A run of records
——
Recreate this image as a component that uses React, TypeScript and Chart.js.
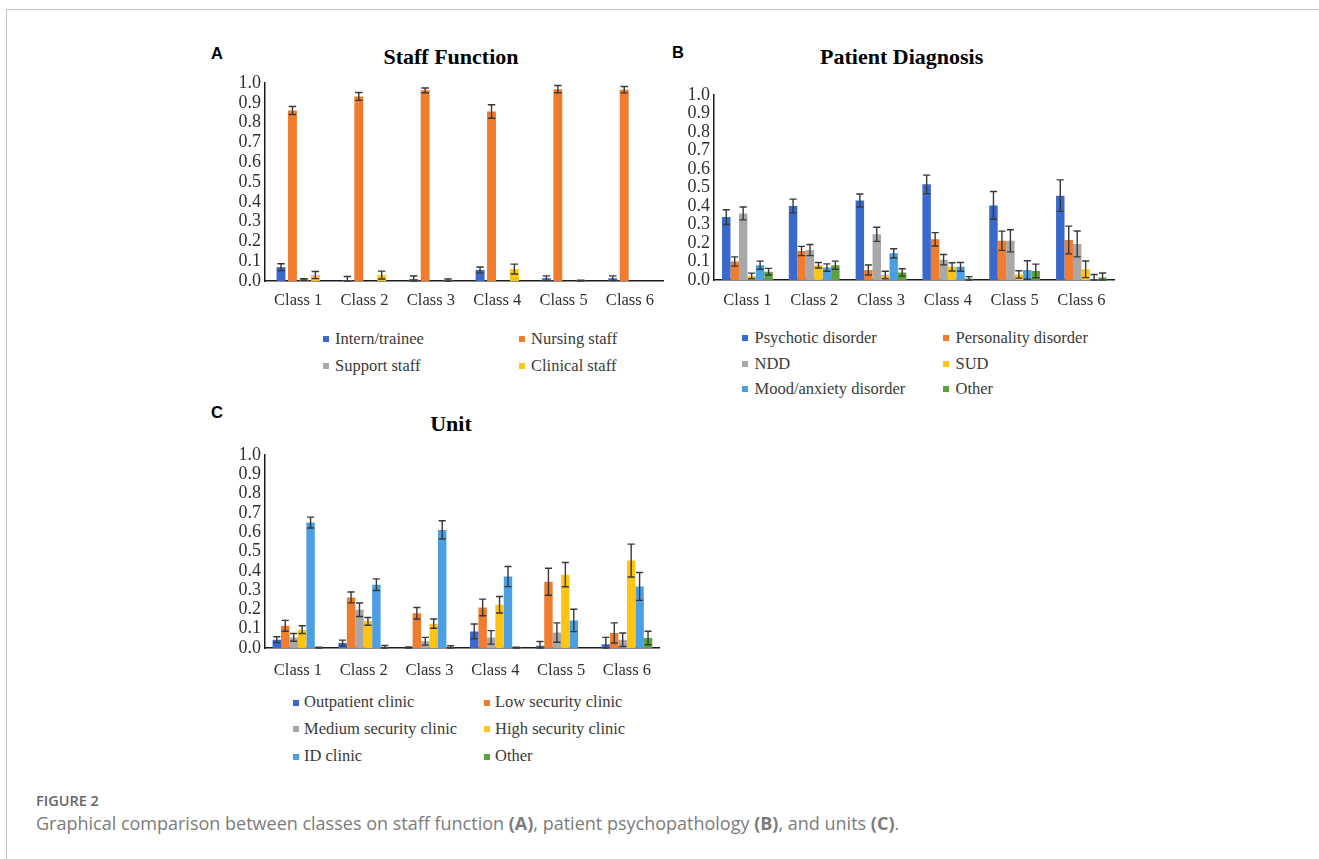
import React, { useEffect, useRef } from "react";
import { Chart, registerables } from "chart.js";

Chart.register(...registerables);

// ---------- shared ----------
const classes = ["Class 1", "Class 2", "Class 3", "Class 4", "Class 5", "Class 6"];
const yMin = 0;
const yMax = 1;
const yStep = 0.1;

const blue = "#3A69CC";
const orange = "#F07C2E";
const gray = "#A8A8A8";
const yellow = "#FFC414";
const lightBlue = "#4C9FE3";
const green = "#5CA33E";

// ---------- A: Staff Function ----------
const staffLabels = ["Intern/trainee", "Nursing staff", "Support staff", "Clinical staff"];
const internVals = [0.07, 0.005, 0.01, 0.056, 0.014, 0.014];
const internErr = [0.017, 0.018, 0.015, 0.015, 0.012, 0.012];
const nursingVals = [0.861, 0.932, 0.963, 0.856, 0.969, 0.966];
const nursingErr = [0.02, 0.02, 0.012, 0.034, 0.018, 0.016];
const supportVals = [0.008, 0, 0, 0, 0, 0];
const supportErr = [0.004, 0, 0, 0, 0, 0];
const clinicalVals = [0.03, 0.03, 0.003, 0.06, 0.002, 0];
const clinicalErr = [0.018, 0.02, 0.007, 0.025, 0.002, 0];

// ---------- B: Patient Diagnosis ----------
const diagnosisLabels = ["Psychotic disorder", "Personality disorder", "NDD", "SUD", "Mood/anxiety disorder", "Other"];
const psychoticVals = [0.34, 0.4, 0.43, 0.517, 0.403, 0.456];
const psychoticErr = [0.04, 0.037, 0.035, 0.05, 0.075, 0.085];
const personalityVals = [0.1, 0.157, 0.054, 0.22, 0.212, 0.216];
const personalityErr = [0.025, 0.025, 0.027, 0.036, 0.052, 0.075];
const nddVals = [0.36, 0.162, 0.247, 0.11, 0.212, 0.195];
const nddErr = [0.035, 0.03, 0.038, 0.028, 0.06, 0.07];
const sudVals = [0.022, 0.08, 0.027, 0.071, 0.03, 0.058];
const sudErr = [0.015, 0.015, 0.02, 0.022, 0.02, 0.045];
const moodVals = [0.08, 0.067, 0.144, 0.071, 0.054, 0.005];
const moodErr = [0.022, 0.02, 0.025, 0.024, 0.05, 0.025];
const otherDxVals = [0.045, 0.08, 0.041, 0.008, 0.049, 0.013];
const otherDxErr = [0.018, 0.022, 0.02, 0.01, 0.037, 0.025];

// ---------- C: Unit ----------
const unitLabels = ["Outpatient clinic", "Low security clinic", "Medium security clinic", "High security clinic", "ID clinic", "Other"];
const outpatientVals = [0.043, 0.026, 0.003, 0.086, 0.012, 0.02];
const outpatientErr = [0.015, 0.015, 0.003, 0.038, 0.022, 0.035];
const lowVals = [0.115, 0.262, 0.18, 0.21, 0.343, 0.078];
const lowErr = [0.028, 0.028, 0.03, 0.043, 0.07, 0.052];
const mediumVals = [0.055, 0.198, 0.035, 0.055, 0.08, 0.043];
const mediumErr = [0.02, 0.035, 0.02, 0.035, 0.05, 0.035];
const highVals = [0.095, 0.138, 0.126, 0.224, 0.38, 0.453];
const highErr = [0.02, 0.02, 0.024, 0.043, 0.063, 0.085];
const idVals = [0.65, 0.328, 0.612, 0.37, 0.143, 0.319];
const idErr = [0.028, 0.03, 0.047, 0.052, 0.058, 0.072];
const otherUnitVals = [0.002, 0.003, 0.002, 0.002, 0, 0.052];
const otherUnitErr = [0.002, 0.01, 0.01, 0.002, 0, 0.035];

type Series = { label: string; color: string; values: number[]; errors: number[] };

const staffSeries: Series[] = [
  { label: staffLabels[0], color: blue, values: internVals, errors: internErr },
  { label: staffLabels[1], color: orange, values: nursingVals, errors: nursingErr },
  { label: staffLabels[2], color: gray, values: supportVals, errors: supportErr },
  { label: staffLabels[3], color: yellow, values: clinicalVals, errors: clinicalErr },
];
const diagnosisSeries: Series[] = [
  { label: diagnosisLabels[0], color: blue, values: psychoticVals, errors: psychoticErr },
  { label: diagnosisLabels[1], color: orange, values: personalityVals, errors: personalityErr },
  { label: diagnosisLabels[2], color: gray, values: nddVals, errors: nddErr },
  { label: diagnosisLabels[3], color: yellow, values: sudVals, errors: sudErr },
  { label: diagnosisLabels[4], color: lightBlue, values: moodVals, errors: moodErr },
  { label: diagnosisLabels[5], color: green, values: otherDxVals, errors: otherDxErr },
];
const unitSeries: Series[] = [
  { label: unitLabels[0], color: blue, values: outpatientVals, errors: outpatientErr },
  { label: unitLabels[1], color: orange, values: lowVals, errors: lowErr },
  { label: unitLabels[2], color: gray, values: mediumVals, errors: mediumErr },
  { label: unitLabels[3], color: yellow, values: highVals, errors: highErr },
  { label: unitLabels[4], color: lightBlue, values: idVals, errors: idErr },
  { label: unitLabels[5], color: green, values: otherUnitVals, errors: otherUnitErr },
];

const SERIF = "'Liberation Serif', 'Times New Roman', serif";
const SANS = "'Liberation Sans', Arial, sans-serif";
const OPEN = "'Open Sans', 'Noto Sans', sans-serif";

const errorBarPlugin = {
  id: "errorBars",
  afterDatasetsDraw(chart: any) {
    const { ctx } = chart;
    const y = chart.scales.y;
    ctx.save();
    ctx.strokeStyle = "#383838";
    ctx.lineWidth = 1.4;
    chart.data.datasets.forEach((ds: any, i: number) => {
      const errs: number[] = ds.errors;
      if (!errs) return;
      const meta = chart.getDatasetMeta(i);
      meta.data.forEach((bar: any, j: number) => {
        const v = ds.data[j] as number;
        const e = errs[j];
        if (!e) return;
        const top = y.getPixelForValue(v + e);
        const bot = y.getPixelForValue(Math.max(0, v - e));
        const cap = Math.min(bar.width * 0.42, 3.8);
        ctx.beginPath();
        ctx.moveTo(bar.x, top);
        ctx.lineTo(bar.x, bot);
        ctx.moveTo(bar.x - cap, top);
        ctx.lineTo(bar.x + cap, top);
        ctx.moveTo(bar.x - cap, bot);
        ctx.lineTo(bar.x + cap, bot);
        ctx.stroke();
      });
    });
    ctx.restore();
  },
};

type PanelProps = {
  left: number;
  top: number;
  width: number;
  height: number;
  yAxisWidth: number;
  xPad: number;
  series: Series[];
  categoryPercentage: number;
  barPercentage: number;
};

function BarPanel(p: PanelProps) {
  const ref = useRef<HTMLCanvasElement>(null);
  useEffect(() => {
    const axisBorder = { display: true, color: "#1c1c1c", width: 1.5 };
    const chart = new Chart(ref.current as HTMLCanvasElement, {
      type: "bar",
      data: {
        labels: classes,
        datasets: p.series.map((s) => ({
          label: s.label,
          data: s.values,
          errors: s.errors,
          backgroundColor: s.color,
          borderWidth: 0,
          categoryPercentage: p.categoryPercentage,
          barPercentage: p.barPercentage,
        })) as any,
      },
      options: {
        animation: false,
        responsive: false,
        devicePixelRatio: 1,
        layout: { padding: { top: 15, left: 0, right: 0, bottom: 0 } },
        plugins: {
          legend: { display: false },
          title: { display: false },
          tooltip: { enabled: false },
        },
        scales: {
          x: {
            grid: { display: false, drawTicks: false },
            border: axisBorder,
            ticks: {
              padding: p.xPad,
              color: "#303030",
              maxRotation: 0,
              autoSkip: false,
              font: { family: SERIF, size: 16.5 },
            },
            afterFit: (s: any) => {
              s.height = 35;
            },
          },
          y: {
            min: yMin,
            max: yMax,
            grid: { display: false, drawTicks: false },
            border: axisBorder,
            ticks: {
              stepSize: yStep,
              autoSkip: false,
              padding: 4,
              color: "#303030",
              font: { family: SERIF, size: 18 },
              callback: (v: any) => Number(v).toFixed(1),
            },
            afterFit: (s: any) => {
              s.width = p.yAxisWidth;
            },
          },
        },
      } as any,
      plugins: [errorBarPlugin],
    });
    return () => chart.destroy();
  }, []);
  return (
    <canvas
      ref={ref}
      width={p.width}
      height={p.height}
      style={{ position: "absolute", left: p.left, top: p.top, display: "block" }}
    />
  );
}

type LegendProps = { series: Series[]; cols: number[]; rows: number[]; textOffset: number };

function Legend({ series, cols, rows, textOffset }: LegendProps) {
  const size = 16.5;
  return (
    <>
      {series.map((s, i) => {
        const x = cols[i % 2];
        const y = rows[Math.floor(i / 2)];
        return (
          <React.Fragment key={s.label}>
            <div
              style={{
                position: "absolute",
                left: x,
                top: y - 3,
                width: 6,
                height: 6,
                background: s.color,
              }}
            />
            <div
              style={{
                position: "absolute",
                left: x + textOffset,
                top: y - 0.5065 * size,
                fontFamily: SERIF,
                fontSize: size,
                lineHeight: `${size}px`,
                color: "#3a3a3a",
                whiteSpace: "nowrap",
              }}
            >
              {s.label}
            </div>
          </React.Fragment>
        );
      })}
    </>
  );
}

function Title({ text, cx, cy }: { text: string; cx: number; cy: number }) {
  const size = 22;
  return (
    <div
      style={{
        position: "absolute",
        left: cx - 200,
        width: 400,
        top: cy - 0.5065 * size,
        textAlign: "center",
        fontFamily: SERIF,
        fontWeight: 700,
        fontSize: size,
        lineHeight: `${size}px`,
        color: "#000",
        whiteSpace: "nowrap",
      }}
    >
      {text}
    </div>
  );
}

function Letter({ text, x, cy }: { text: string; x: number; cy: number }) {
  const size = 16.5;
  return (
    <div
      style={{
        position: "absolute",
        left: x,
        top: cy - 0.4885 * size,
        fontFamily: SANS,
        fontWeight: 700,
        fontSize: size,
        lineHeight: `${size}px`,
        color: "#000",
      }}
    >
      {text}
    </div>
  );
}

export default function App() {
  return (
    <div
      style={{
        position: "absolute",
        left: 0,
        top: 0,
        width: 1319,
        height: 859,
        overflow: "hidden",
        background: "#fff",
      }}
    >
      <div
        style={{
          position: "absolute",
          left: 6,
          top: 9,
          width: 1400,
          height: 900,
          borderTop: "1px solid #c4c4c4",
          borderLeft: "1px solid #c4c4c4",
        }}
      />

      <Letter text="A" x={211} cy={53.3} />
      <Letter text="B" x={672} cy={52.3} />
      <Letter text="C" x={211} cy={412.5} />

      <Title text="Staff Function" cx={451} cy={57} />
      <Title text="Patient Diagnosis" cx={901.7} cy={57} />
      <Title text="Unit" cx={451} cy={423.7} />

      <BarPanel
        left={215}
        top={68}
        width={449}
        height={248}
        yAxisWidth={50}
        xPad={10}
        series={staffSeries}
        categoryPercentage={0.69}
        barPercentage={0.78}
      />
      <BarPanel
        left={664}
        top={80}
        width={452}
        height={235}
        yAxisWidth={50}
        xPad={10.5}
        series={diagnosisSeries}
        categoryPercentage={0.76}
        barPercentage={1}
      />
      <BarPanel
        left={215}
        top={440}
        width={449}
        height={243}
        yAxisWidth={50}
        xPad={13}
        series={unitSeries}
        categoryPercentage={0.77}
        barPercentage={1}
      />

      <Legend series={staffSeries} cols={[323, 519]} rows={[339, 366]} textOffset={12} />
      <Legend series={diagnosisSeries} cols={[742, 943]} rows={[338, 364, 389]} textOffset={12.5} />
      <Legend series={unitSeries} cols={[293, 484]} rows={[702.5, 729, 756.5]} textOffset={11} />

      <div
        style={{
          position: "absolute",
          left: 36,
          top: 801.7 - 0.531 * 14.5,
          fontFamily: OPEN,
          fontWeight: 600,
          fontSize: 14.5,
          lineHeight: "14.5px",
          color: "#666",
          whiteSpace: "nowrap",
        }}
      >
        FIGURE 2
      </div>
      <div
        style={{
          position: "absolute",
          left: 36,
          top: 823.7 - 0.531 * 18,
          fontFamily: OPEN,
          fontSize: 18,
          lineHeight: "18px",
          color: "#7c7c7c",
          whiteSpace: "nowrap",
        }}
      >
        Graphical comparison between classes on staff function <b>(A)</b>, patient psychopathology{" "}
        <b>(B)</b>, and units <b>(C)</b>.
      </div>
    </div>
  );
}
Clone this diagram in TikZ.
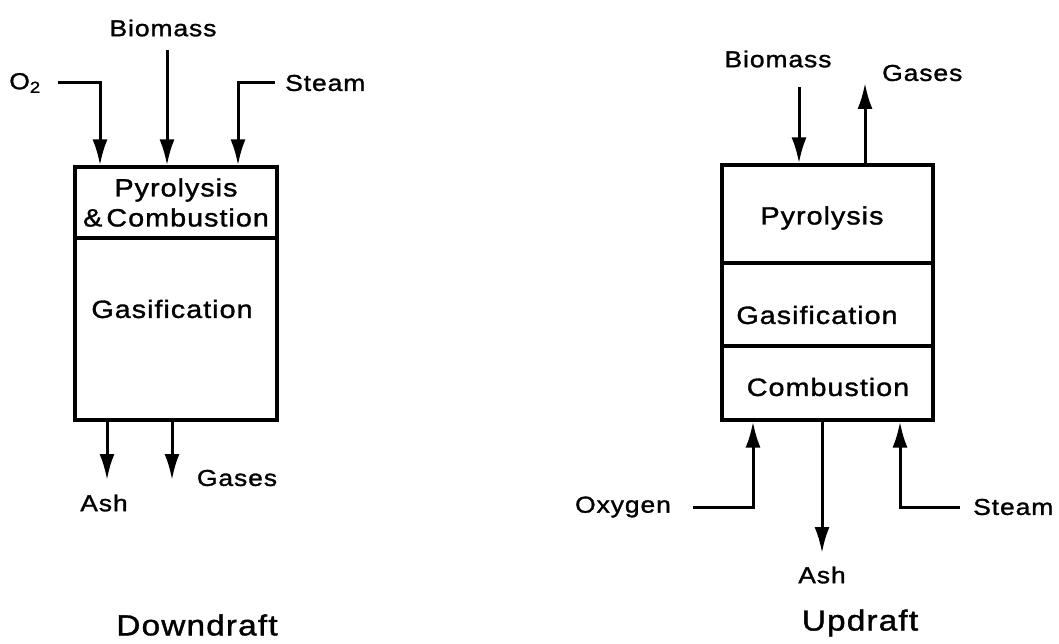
——
### WHAT YOU SHOULD DO
Reproduce the records above from their first line to the line bearing "const yStep = 0.1;", both ends included, leaving every picture out.

### WRITTEN RESPONSE
Recreate this image as a component that uses React, TypeScript and Chart.js.
import React, { useEffect, useRef } from "react";
import { Chart, registerables } from "chart.js";

Chart.register(...registerables);

// ---------- shared ----------
const classes = ["Class 1", "Class 2", "Class 3", "Class 4", "Class 5", "Class 6"];
const yMin = 0;
const yMax = 1;
const yStep = 0.1;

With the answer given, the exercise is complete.